- _EXERCISE BRIEF_: From the first line of the data below through the line holding "(0,0) rectangle (460,393);", output each line exactly and leave the pictures out.
[Start GIVEN ENTRIES]
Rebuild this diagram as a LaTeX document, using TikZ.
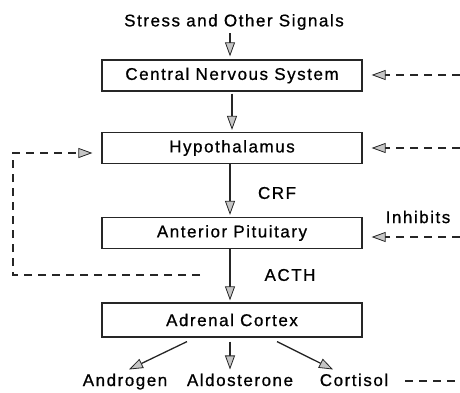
\documentclass[tikz,border=0pt]{standalone}
\usepackage{fontspec}
\setmainfont{Liberation Sans}[LetterSpace=9, FakeBold=0.8]
\usetikzlibrary{arrows.meta,calc}

\tikzset{
  organ/.style={draw=black!85, line width=1.2pt, minimum width=260pt,
    minimum height=31pt, inner sep=0pt},
  lbl/.style={inner sep=0pt},
  tip/.style={-{Triangle[length=14pt,width=10pt,fill=gray!45,line width=0.8pt]}},
  flow/.style={tip, draw=black!85, line width=1.3pt},
  fback/.style={tip, draw=black!85, line width=1.3pt, dash pattern=on 8pt off 6pt},
  plainfb/.style={draw=black!85, line width=1.3pt, dash pattern=on 8pt off 6pt}
}

\begin{document}
\begin{tikzpicture}[x=1pt, y=-1pt, font=\fontsize{17}{20}\selectfont]
  \useasboundingbox (0,0) rectangle (460,393);

  % signal source and the chain of organs
  \node[lbl] (stress) at (234,22) {Stress and Other Signals};
  \node[organ] (cns)   at (232,75.5) {Central Nervous System};
  \node[organ] (hypo)  at (232,148)  {Hypothalamus};
  \node[organ] (pit)   at (232,233)  {Anterior Pituitary};
  \node[organ, minimum height=34pt] (adr) at (232,320) {Adrenal Cortex};

  % hormone labels on the chain
  \node[lbl] (crf)  at (277,193) {CRF};
  \node[lbl] (acth) at (290,275) {ACTH};
  \node[lbl] (inh)  at (418,217) {Inhibits};

  % adrenal products
  \node[lbl, anchor=base] (andro) at (125,386) {Androgen};
  \node[lbl, anchor=base] (aldo)  at (240,386) {Aldosterone};
  \node[lbl, anchor=base] (cort)  at (354,386) {Cortisol};

  % main cascade
  \draw[flow] ($(stress.south)+(-4,3)$) -- ($(cns.north)+(-2,-3)$);
  \draw[flow] ($(cns.south)+(0,2)$) -- ($(hypo.north)+(0,-2)$);
  \draw[flow] ($(hypo.south)+(-2,0)$) -- ($(pit.north)+(-2,-2)$);
  \draw[flow] ($(pit.south)+(-2,0)$) -- ($(adr.north)+(-2,-2)$);

  % outputs of the adrenal cortex
  \draw[flow] ($(adr.south)+(-45,4)$) -- ($(andro.north)+(4,-4)$);
  \draw[flow] ($(adr.south)+(-2,4)$) -- ($(aldo.north)+(-10,-4)$);
  \draw[flow] ($(adr.south)+(45,4)$) -- ($(cort.north)+(-21,-4)$);

  % negative feedback from the right
  \coordinate (r1) at (460,75);
  \coordinate (r2) at (460,148);
  \coordinate (r3) at (460,237);
  \coordinate (r4) at (460,381);
  \coordinate (r4s) at (405,381);
  \draw[fback] (r1) -- ([xshift=9pt]cns.east |- r1);
  \draw[fback] (r2) -- ([xshift=9pt]hypo.east |- r2);
  \draw[fback] (r3) -- ([xshift=9pt]pit.east |- r3);
  \draw[plainfb] (r4s) -- (r4);

  % pituitary feedback loop on the left
  \coordinate (l0) at (200,275);
  \coordinate (l1) at (13,275);
  \coordinate (l2) at (13,153);
  \draw[fback] (l0) -- (l1) -- (l2) -- ([xshift=-9pt]hypo.west |- l2);
\end{tikzpicture}
\end{document}
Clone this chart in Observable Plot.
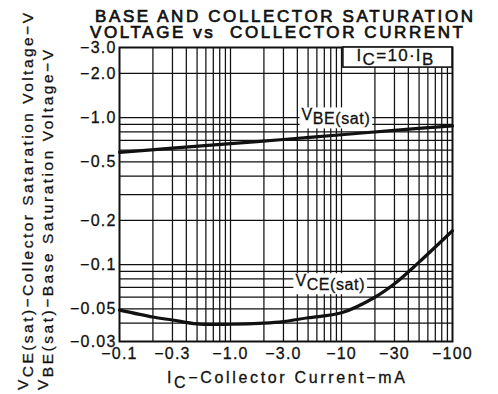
<!DOCTYPE html>
<html><head><meta charset="utf-8">
<script src="https://cdn.jsdelivr.net/npm/d3@7"></script>
<script src="https://cdn.jsdelivr.net/npm/@observablehq/plot@0.6"></script>
<style>
body{margin:0;background:#fff;}
#chart{width:498px;height:394px;overflow:hidden;}
svg{font-family:"Liberation Sans",Arial,Helvetica,sans-serif;}
</style></head><body><div id="chart"></div>
<script>
// ---- data (absolute values; the chart labels them as negative) ----
const vbeCurrent = [0.1, 0.3, 1, 3, 10, 30, 100];
const vbeSat     = [0.58, 0.62, 0.665, 0.71, 0.765, 0.82, 0.88];
const vceCurrent = [0.1, 0.2, 0.3, 0.5, 1, 2, 3, 5, 10, 20, 30, 50, 100];
const vceSat     = [0.049, 0.044, 0.042, 0.0395, 0.0393, 0.040, 0.041, 0.0435, 0.047, 0.060, 0.074, 0.104, 0.17];

const xTicks      = [0.1, 0.3, 1, 3, 10, 30, 100];
const xTickLabels = ["−0.1", "−0.3", "−1.0", "−3.0", "−10", "−30", "−100"];
const yTicks      = [3, 2, 1, 0.5, 0.2, 0.1, 0.05, 0.03];
const yTickLabels = ["−3.0", "−2.0", "−1.0", "−0.5", "−0.2", "−0.1", "−0.05", "−0.03"];
const xGrid = [0.2,0.3,0.4,0.5,0.6,0.7,0.8,0.9,1,2,3,4,5,6,7,8,9,10,20,30,40,50,60,70,80,90];
const yGrid = [0.04,0.05,0.06,0.07,0.08,0.09,0.1,0.2,0.3,0.4,0.5,0.6,0.7,0.8,0.9,1,2];

const titleLines = ["BASE AND COLLECTOR SATURATION", "VOLTAGE vs  COLLECTOR CURRENT"];
const xTitle = [["I", false], ["C", true], ["−Collector Current−mA", false]];
const yTitle1 = [["V", false], ["CE(sat)", true], ["−Collector Sataration Voltage−V", true]];
const yTitle2 = [["V", false], ["BE(sat)", true], ["−Base Saturation Voltage−V", true]];
const curveLabels = [
  {parts: [["V", false], ["BE(sat)", true]], x: 9.0, y: 0.98},
  {parts: [["V", false], ["CE(sat)", true]], x: 8.0, y: 0.073}
];
const condition = {parts: [["I", false], ["C", true], ["=10·I", false], ["B", true]], x: 31, y: 2.56, boxX: 10.4, boxY: 2.19};

(function draw() {
const vbeRows = vbeCurrent.map((x, i) => ({x, y: vbeSat[i]}));
const vceRows = vceCurrent.map((x, i) => ({x, y: vceSat[i]}));
const xTickRows = xTicks.map((v, i) => ({v, label: xTickLabels[i]}));
const yTickRows = yTicks.map((v, i) => ({v, label: yTickLabels[i]}));

const ink = "#111";
const plot = Plot.plot({
  width: 498, height: 394,
  marginLeft: 119, marginRight: 46, marginTop: 47, marginBottom: 53,
  style: {background: "#fff", color: ink},
  x: {type: "log", domain: [0.1, 100], axis: null},
  y: {type: "log", domain: [0.03, 3], axis: null},
  marks: [
    Plot.ruleX(xGrid, {stroke: ink, strokeWidth: 1.25}),
    Plot.ruleY(yGrid, {stroke: ink, strokeWidth: 1.25}),
    Plot.frame({stroke: ink, strokeWidth: 2}),
    Plot.line(vbeRows, {x: "x", y: "y", curve: "catmull-rom", stroke: ink, strokeWidth: 3.2}),
    Plot.line(vceRows, {x: "x", y: "y", curve: "catmull-rom", stroke: ink, strokeWidth: 3.2}),
    Plot.text(xTickRows, {x: "v", text: "label", frameAnchor: "bottom", lineAnchor: "top",
      dy: 6, fontSize: 16, fill: ink}),
    Plot.text(yTickRows, {y: "v", text: "label", frameAnchor: "left", textAnchor: "end",
      dx: -3, fontSize: 16, fill: ink})
  ]
});
document.getElementById("chart").appendChild(plot);

const svg = d3.select(plot);
const sx = plot.scale("x"), sy = plot.scale("y");
svg.selectAll("text").style("letter-spacing", "1.2px")
  .attr("stroke", ink).attr("stroke-width", 0.3);

function addParts(textSel, parts, size, shift) {
  let cur = 0;
  parts.forEach(([t, sub]) => {
    const want = sub ? shift : 0;
    textSel.append("tspan").attr("dy", want - cur).attr("font-size", size).text(t);
    cur = want;
  });
}

// title
const tl = [[95, 22, 378], [90, 38, 373]];
titleLines.forEach((t, i) => {
  svg.append("text").attr("x", tl[i][0]).attr("y", tl[i][1]).attr("text-anchor", "start")
    .attr("textLength", tl[i][2]).attr("lengthAdjust", "spacing")
    .attr("font-size", 17).attr("fill", ink).attr("stroke", ink).attr("stroke-width", 0.7).text(t);
});

// x-axis title
const xt = svg.append("text").attr("x", 167).attr("y", 383).attr("text-anchor", "start")
  .attr("textLength", 238).attr("lengthAdjust", "spacing").attr("fill", ink)
  .attr("stroke", ink).attr("stroke-width", 0.3);
addParts(xt, xTitle, 16, 5);

// y-axis titles (rotated)
[[yTitle1, 28, 377], [yTitle2, 48, 340]].forEach(([parts, bx, len]) => {
  const t = svg.append("text").attr("transform", `translate(${bx},390) rotate(-90)`)
    .attr("text-anchor", "start")
    .attr("textLength", len).attr("lengthAdjust", "spacing").attr("fill", ink)
    .attr("stroke", ink).attr("stroke-width", 0.3);
  addParts(t, parts, 15.5, 4.5);
});

// condition box
const bx0 = sx.apply(condition.boxX), by1 = sy.apply(condition.boxY);
const xRight = sx.apply(100), yTop = sy.apply(3);
svg.append("rect").attr("x", bx0).attr("y", yTop).attr("width", xRight - bx0).attr("height", by1 - yTop)
  .attr("fill", "#fff").attr("stroke", ink).attr("stroke-width", 1.6);
const ct = svg.append("text").attr("x", sx.apply(condition.x)).attr("y", sy.apply(condition.y) + 4)
  .attr("text-anchor", "middle").attr("fill", ink).style("letter-spacing", "1.3px")
  .attr("stroke", ink).attr("stroke-width", 0.3);
addParts(ct, condition.parts, 17, 4);

// curve labels with white background
curveLabels.forEach(l => {
  const g = svg.append("g");
  const t = g.append("text").attr("x", sx.apply(l.x)).attr("y", sy.apply(l.y) + 2)
    .attr("text-anchor", "middle").attr("fill", ink).style("letter-spacing", "0.6px")
    .attr("stroke", ink).attr("stroke-width", 0.3);
  addParts(t, l.parts, 16, 4);
  const b = t.node().getBBox();
  g.insert("rect", "text").attr("x", b.x - 2).attr("y", b.y + 1).attr("width", b.width + 4)
    .attr("height", b.height).attr("fill", "#fff");
});
})();
</script></body></html>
[End GIVEN ENTRIES]
- _OUTPUT FOR THIS EXERCISE_:
Rebuild this diagram as a LaTeX document, using TikZ.
\documentclass[tikz,border=0pt]{standalone}
\usepackage{fontspec}
\setmainfont{Liberation Sans}[LetterSpace=9, FakeBold=0.8]
\usetikzlibrary{arrows.meta,calc}

\tikzset{
  organ/.style={draw=black!85, line width=1.2pt, minimum width=260pt,
    minimum height=31pt, inner sep=0pt},
  lbl/.style={inner sep=0pt},
  tip/.style={-{Triangle[length=14pt,width=10pt,fill=gray!45,line width=0.8pt]}},
  flow/.style={tip, draw=black!85, line width=1.3pt},
  fback/.style={tip, draw=black!85, line width=1.3pt, dash pattern=on 8pt off 6pt},
  plainfb/.style={draw=black!85, line width=1.3pt, dash pattern=on 8pt off 6pt}
}

\begin{document}
\begin{tikzpicture}[x=1pt, y=-1pt, font=\fontsize{17}{20}\selectfont]
  \useasboundingbox (0,0) rectangle (460,393);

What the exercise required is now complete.